- Silicon determination in human ventricular whole blood: a possible marker of drowning.
Silicon determination in human ventricular whole blood: a possible marker of drowning.
This article presents the first results demonstrating that total silicon trace concentration in human ventricular whole blood may be used as a further marker in the diagnosis of drowning. The difference in silicon content between the left and right ventricles was significantly higher for drowning cases than that from individuals who had not drowned. These findings were in full agreement with autoptic responses, supporting silicon as a marker of freshwater drowning.

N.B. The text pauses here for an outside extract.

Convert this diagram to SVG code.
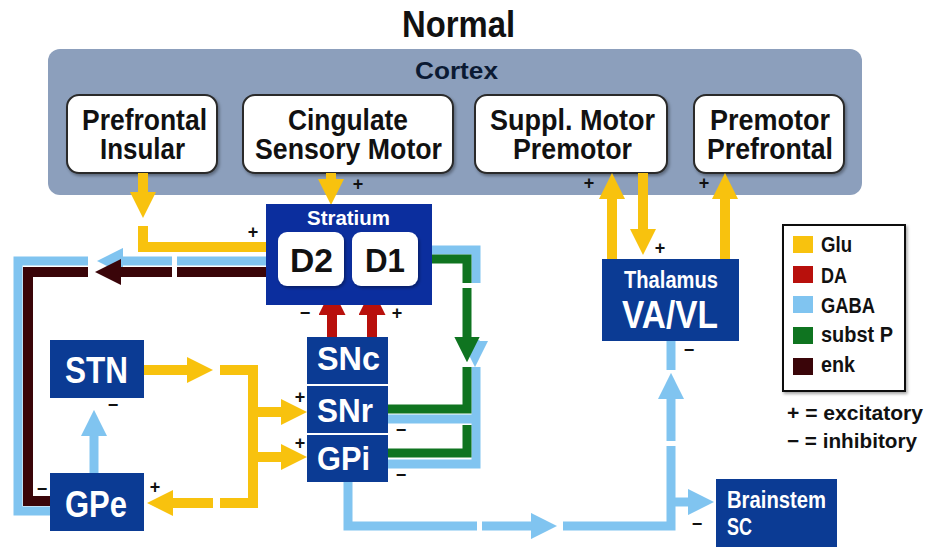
<svg xmlns="http://www.w3.org/2000/svg" width="927" height="550" viewBox="0 0 927 550">
<style>
text{font-family:'Liberation Sans Narrow','Liberation Sans',Arial,sans-serif;font-weight:bold}
.ttl{font-size:37px;fill:#111}
.ctx{font-size:24px;fill:#0b1a33}
.cb{font-size:29px;fill:#111}
.nd{font-size:36px;fill:#fff}
.sm{font-size:23px;fill:#fff}
.dd{font-size:33px;fill:#111}
.lg{font-size:22px;fill:#111}
.sg{font-size:18px;fill:#111}
.wbox{fill:#fff;stroke:#2a2a2a;stroke-width:2}
.nbox{fill:#0b3b94}
.c{fill:none;stroke-linejoin:miter;stroke-linecap:butt}
.y{stroke:#f8c20e;stroke-width:10}
.b{stroke:#80c4f0;stroke-width:9}
.r{stroke:#b8100c;stroke-width:10}
.g{stroke:#0f7420;stroke-width:9}
.k{stroke:#3a0509;stroke-width:10}
</style>
<defs>
<filter id="sh" x="-10%" y="-10%" width="130%" height="130%"><feDropShadow dx="1.5" dy="2" stdDeviation="1.5" flood-color="#000" flood-opacity="0.35"/></filter>
<marker id="ay" viewBox="0 0 10 10" refX="0" refY="5" markerWidth="2.6" markerHeight="2.6" orient="auto"><path d="M0,0L10,5L0,10z" fill="#f8c20e"/></marker>
<marker id="ab" viewBox="0 0 10 10" refX="0" refY="5" markerWidth="2.9" markerHeight="2.9" orient="auto"><path d="M0,0L10,5L0,10z" fill="#80c4f0"/></marker>
<marker id="ar" viewBox="0 0 10 10" refX="0" refY="5" markerWidth="2.7" markerHeight="2.7" orient="auto"><path d="M0,0L10,5L0,10z" fill="#b8100c"/></marker>
<marker id="ag" viewBox="0 0 10 10" refX="0" refY="5" markerWidth="2.8" markerHeight="2.8" orient="auto"><path d="M0,0L10,5L0,10z" fill="#0f7420"/></marker>
<marker id="ak" viewBox="0 0 10 10" refX="0" refY="5" markerWidth="2.6" markerHeight="2.6" orient="auto"><path d="M0,0L10,5L0,10z" fill="#3a0509"/></marker>
</defs>
<rect width="927" height="550" fill="#fff"/>
<text class="ttl" x="402" y="37" textLength="113" lengthAdjust="spacingAndGlyphs">Normal</text>

<g id="cortex">
<rect x="48" y="49" width="814" height="146" rx="12" fill="#8c9fbc"/>
<text class="ctx" x="415" y="79" textLength="83" lengthAdjust="spacingAndGlyphs">Cortex</text>
</g>
<g id="prefrontal-insular">
<rect class="wbox" x="67" y="95" width="150" height="78" rx="12" filter="url(#sh)"/>
<text class="cb" x="82" y="130" textLength="125" lengthAdjust="spacingAndGlyphs">Prefrontal</text>
<text class="cb" x="100" y="159" textLength="85" lengthAdjust="spacingAndGlyphs">Insular</text>
</g>
<g id="cingulate-sensory-motor">
<rect class="wbox" x="243" y="95" width="210" height="78" rx="12" filter="url(#sh)"/>
<text class="cb" x="288" y="130" textLength="120" lengthAdjust="spacingAndGlyphs">Cingulate</text>
<text class="cb" x="255" y="159" textLength="187" lengthAdjust="spacingAndGlyphs">Sensory Motor</text>
</g>
<g id="suppl-motor-premotor">
<rect class="wbox" x="475" y="95" width="192" height="78" rx="12" filter="url(#sh)"/>
<text class="cb" x="490" y="130" textLength="165" lengthAdjust="spacingAndGlyphs">Suppl. Motor</text>
<text class="cb" x="513" y="159" textLength="119" lengthAdjust="spacingAndGlyphs">Premotor</text>
</g>
<g id="premotor-prefrontal">
<rect class="wbox" x="694" y="95" width="150" height="78" rx="12" filter="url(#sh)"/>
<text class="cb" x="710" y="130" textLength="120" lengthAdjust="spacingAndGlyphs">Premotor</text>
<text class="cb" x="707" y="159" textLength="126" lengthAdjust="spacingAndGlyphs">Prefrontal</text>
</g>

<g id="connectors">
<!-- enk / GABA D2 to GPe -->
<path class="c b" d="M278,261H177"/>
<path class="c b" d="M172,261H123" marker-end="url(#ab)"/>
<path class="c b" d="M88,261H18V511H50"/>
<path class="c k" d="M278,272H177"/>
<path class="c k" d="M172,272H121" marker-end="url(#ak)"/>
<path class="c k" d="M88,272H28V501H50"/>
<!-- Glu -->
<path class="c y" d="M143,173V192" marker-end="url(#ay)"/>
<path class="c y" d="M143,226V247H278"/>
<path class="c y" d="M331,173V179" marker-end="url(#ay)"/>
<path class="c y" d="M144,370H187" marker-end="url(#ay)"/>
<path class="c y" d="M220,370H253V503H220"/>
<path class="c y" d="M213,503H173" marker-end="url(#ay)"/>
<path class="c y" d="M253,412H281" marker-end="url(#ay)"/>
<path class="c y" d="M253,457H281" marker-end="url(#ay)"/>
<path class="c y" d="M612,259V199" marker-end="url(#ay)"/>
<path class="c y" d="M643,173V229" marker-end="url(#ay)"/>
<path class="c y" d="M725,259V199" marker-end="url(#ay)"/>
<!-- DA -->
<path class="c r" d="M332,337V315" marker-end="url(#ar)"/>
<path class="c r" d="M372,337V315" marker-end="url(#ar)"/>
<!-- GABA / subst P from D1 -->
<path class="c b" d="M418,250H476V283"/>
<path class="c b" d="M475,340V341" marker-end="url(#ab)"/>
<path class="c b" d="M476,367V464H388"/>
<path class="c b" d="M476,419H388"/>
<path class="c g" d="M418,259H467V283"/>
<path class="c g" d="M467,288V337" marker-end="url(#ag)"/>
<path class="c g" d="M467,367V409H388"/>
<path class="c g" d="M467,425V453H388"/>
<!-- GABA GPe to STN -->
<path class="c b" d="M94,473V436" marker-end="url(#ab)"/>
<!-- GABA GPi to thalamus / brainstem -->
<path class="c b" d="M348,482V526H477"/>
<path class="c b" d="M482,526H531" marker-end="url(#ab)"/>
<path class="c b" d="M563,526H671V446"/>
<path class="c b" d="M671,441V399" marker-end="url(#ab)"/>
<path class="c b" d="M671,341V370"/>
<path class="c b" d="M671,502H688" marker-end="url(#ab)"/>
</g>

<g id="stratium">
<rect x="266" y="204" width="166" height="101" fill="#0b2e9e"/>
<text class="sm" x="307" y="225" style="font-size:20px" textLength="83" lengthAdjust="spacingAndGlyphs">Stratium</text>
</g>
<g id="d2">
<rect x="278" y="232" width="66" height="54" rx="9" fill="#fff" filter="url(#sh)"/>
<text class="dd" x="290" y="272" textLength="43" lengthAdjust="spacingAndGlyphs">D2</text>
</g>
<g id="d1">
<rect x="352" y="232" width="66" height="54" rx="9" fill="#fff" filter="url(#sh)"/>
<text class="dd" x="365" y="272" textLength="40" lengthAdjust="spacingAndGlyphs">D1</text>
</g>
<g id="stn">
<rect class="nbox" x="50" y="340" width="94" height="58"/>
<text class="nd" x="65" y="383" textLength="63" lengthAdjust="spacingAndGlyphs">STN</text>
</g>
<g id="gpe">
<rect class="nbox" x="50" y="473" width="94" height="58"/>
<text class="nd" x="65" y="517" textLength="62" lengthAdjust="spacingAndGlyphs">GPe</text>
</g>
<g id="snc">
<rect class="nbox" x="307" y="337" width="81" height="47"/>
<text class="nd" x="317" y="370" style="font-size:34px" textLength="63" lengthAdjust="spacingAndGlyphs">SNc</text>
</g>
<g id="snr">
<rect class="nbox" x="307" y="386" width="81" height="47"/>
<text class="nd" x="317" y="422" style="font-size:34px" textLength="56" lengthAdjust="spacingAndGlyphs">SNr</text>
</g>
<g id="gpi">
<rect class="nbox" x="307" y="435" width="81" height="47"/>
<text class="nd" x="317" y="470" style="font-size:34px" textLength="53" lengthAdjust="spacingAndGlyphs">GPi</text>
</g>
<g id="thalamus">
<rect class="nbox" x="602" y="259" width="137" height="82"/>
<text class="sm" x="624" y="288" textLength="94" lengthAdjust="spacingAndGlyphs">Thalamus</text>
<text class="nd" x="622" y="328" style="font-size:38px" textLength="96" lengthAdjust="spacingAndGlyphs">VA/VL</text>
</g>
<g id="brainstem">
<rect class="nbox" x="716" y="479" width="121" height="68"/>
<text class="sm" x="727" y="508" textLength="99" lengthAdjust="spacingAndGlyphs">Brainstem</text>
<text class="sm" x="727" y="535" textLength="25" lengthAdjust="spacingAndGlyphs">SC</text>
</g>

<g id="signs" text-anchor="middle">
<text class="sg" x="253" y="238">+</text>
<text class="sg" x="358" y="190">+</text>
<text class="sg" x="589" y="189">+</text>
<text class="sg" x="704" y="189">+</text>
<text class="sg" x="660" y="254">+</text>
<text class="sg" x="305" y="319">−</text>
<text class="sg" x="397" y="319">+</text>
<text class="sg" x="300" y="403">+</text>
<text class="sg" x="300" y="449">+</text>
<text class="sg" x="401" y="436">−</text>
<text class="sg" x="401" y="481">−</text>
<text class="sg" x="113" y="411">−</text>
<text class="sg" x="42" y="495">−</text>
<text class="sg" x="155" y="493">+</text>
<text class="sg" x="689" y="356">−</text>
<text class="sg" x="697" y="530">−</text>
</g>

<g id="legend">
<rect x="783" y="225" width="122" height="166" fill="#fff" stroke="#111" stroke-width="2" filter="url(#sh)"/>
<rect x="793" y="236" width="20" height="17" fill="#f8c20e"/>
<rect x="793" y="266" width="20" height="17" fill="#b8100c"/>
<rect x="793" y="296" width="20" height="17" fill="#80c4f0"/>
<rect x="793" y="327" width="20" height="17" fill="#0f7420"/>
<rect x="793" y="358" width="20" height="17" fill="#3a0509"/>
<text class="lg" x="821" y="252" textLength="31" lengthAdjust="spacingAndGlyphs">Glu</text>
<text class="lg" x="821" y="283" textLength="26" lengthAdjust="spacingAndGlyphs">DA</text>
<text class="lg" x="821" y="313" textLength="54" lengthAdjust="spacingAndGlyphs">GABA</text>
<text class="lg" x="821" y="342" textLength="72" lengthAdjust="spacingAndGlyphs">subst P</text>
<text class="lg" x="821" y="372" textLength="34" lengthAdjust="spacingAndGlyphs">enk</text>
<text class="lg" x="787" y="420" style="font-size:21px" textLength="136" lengthAdjust="spacingAndGlyphs">+ = excitatory</text>
<text class="lg" x="787" y="448" style="font-size:21px" textLength="130" lengthAdjust="spacingAndGlyphs">− = inhibitory</text>
</g>
</svg>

The procedure entails an alkaline microwave-assisted digestion using tetramethylammonium hydroxide (TMAH) in the presence of H(2)O(2) followed by dynamic reaction cell inductively coupled plasma mass spectrometry (DRC-ICP-MS) detection, whose accuracy was obtained for Seronorm whole blood reference material. Satisfactory recoveries (91-98%) were gained on whole ventricular blood, with a silicon content lower than the method detection limit (MDL), spiked at 5 to 7μgg(-1) with materials consistent with drowning media constituents, that is, freshwater plankton (CRM [certified reference material] 414), silicon dioxide, diatomaceous earth powder, and a silicon standard solution. Good within-lab reproducibility (4-10%) and sensitivity (MDL=0.46μgg(-1)) were achieved as well. The procedure was applied to blood samples from 18 different real cases of death.